»»

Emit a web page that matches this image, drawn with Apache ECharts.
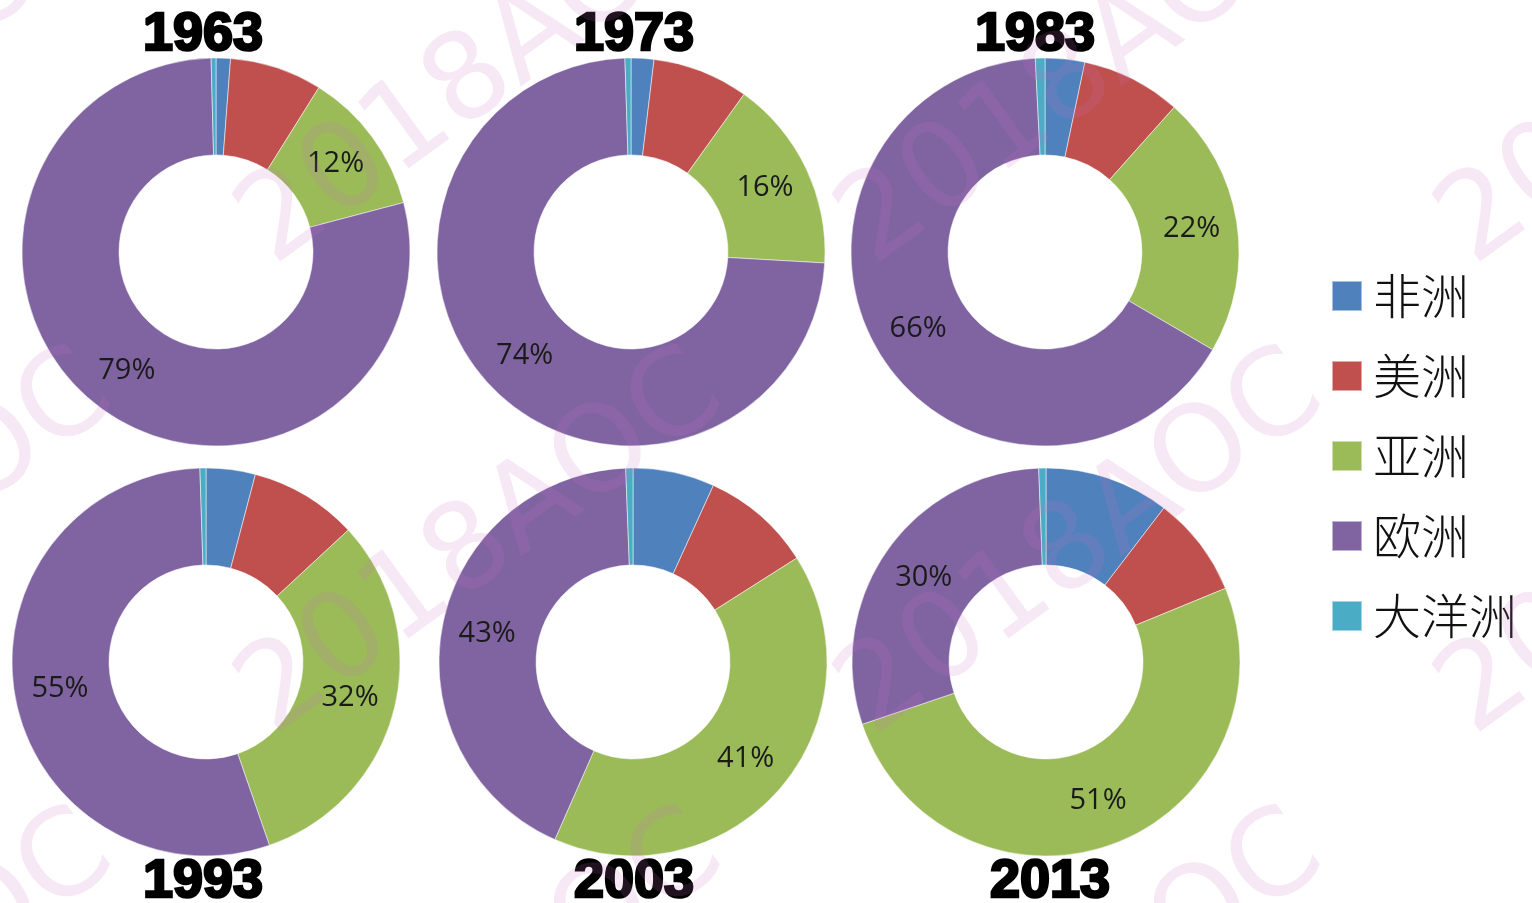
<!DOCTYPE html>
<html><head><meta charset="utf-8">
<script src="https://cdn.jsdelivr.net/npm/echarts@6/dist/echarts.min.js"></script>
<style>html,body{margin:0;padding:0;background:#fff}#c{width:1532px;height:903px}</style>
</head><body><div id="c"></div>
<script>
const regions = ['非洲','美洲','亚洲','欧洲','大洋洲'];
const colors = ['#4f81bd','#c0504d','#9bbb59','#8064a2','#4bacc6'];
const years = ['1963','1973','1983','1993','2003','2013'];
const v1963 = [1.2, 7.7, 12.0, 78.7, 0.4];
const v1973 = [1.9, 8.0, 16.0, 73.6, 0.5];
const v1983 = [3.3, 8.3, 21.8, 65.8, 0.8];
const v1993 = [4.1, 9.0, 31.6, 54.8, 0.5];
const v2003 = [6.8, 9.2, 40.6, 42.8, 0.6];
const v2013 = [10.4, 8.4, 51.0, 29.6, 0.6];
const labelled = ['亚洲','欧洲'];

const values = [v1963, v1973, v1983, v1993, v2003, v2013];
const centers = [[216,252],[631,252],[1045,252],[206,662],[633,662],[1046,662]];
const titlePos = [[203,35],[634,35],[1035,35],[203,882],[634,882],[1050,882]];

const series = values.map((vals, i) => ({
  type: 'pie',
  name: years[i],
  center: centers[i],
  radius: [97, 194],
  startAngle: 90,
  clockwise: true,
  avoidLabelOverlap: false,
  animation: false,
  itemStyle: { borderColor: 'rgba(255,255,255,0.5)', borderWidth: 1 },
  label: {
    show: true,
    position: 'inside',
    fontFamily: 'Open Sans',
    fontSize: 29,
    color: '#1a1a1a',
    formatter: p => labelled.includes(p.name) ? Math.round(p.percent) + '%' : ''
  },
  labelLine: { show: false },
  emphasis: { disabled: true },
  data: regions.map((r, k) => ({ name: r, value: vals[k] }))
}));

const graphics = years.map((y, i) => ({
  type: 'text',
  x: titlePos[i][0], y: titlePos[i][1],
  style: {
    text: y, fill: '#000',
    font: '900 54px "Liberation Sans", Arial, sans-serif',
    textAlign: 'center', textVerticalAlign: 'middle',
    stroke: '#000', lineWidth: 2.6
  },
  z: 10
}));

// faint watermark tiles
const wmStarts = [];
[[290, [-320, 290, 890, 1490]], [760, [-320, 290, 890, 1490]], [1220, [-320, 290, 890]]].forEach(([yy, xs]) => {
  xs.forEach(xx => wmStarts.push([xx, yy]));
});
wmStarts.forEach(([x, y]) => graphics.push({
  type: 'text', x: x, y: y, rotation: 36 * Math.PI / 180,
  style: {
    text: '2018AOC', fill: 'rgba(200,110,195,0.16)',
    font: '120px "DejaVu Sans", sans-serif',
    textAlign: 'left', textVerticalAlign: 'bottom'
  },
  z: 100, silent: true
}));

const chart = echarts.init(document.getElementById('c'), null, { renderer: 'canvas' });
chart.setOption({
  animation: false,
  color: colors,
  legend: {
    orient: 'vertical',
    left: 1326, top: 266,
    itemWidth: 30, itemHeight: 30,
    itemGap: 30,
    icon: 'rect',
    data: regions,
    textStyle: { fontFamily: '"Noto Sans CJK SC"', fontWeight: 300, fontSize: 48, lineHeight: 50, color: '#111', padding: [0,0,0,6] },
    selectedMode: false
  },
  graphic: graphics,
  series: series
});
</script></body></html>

««
»»

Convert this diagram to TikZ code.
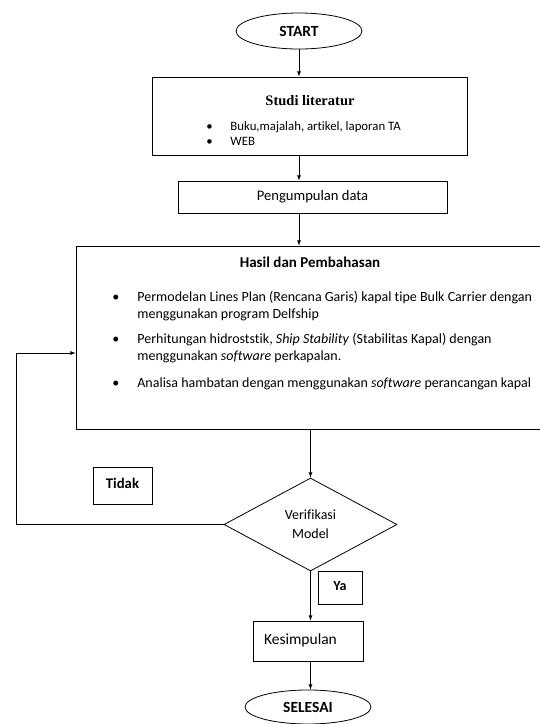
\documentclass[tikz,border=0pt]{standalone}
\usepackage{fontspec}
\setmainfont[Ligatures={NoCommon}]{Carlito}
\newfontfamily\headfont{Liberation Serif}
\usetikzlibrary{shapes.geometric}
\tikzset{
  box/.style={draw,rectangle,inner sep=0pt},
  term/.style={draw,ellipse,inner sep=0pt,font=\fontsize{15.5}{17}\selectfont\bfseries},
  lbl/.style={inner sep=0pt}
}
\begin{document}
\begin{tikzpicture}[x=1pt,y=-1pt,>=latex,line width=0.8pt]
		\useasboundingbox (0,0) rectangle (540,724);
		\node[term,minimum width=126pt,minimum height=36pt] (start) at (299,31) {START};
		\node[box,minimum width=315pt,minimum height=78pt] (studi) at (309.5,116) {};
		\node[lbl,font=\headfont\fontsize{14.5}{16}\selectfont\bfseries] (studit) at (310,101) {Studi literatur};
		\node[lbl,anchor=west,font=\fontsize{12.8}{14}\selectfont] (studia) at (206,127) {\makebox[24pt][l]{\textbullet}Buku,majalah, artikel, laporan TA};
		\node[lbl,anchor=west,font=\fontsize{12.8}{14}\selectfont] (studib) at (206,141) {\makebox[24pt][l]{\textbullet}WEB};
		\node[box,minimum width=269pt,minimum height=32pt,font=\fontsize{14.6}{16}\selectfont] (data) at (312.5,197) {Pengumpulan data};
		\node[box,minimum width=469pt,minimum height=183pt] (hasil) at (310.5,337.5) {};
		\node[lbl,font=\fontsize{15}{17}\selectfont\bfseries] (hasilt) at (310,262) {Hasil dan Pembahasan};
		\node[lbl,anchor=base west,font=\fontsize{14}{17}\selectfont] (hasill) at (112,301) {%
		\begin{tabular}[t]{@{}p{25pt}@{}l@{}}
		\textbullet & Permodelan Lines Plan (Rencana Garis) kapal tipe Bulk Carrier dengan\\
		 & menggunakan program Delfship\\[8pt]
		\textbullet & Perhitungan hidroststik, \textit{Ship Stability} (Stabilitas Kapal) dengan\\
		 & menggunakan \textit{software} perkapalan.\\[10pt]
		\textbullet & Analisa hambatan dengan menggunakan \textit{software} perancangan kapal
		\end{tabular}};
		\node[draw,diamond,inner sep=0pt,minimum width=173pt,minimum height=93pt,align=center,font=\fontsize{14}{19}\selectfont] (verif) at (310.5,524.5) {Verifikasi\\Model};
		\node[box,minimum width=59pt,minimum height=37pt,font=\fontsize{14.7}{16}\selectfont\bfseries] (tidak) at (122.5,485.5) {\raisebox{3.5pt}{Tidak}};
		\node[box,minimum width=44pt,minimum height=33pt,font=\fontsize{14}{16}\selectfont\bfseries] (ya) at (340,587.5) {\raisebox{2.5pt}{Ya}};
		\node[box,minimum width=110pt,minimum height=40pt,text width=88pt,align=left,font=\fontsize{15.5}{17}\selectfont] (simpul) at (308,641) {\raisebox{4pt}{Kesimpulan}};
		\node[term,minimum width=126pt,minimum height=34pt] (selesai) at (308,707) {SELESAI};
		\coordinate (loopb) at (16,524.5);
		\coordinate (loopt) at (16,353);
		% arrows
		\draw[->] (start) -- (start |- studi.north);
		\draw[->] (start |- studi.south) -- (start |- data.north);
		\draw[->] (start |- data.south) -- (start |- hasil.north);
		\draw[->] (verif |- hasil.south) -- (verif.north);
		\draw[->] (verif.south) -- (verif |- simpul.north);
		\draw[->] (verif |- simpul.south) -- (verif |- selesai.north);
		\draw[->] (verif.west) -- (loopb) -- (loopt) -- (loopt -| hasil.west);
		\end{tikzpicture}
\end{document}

««

Task statement - Copy all lines from the material that include "this".

Response -
Emit a web page that matches this image, drawn with Apache ECharts.
Convert this diagram to TikZ code.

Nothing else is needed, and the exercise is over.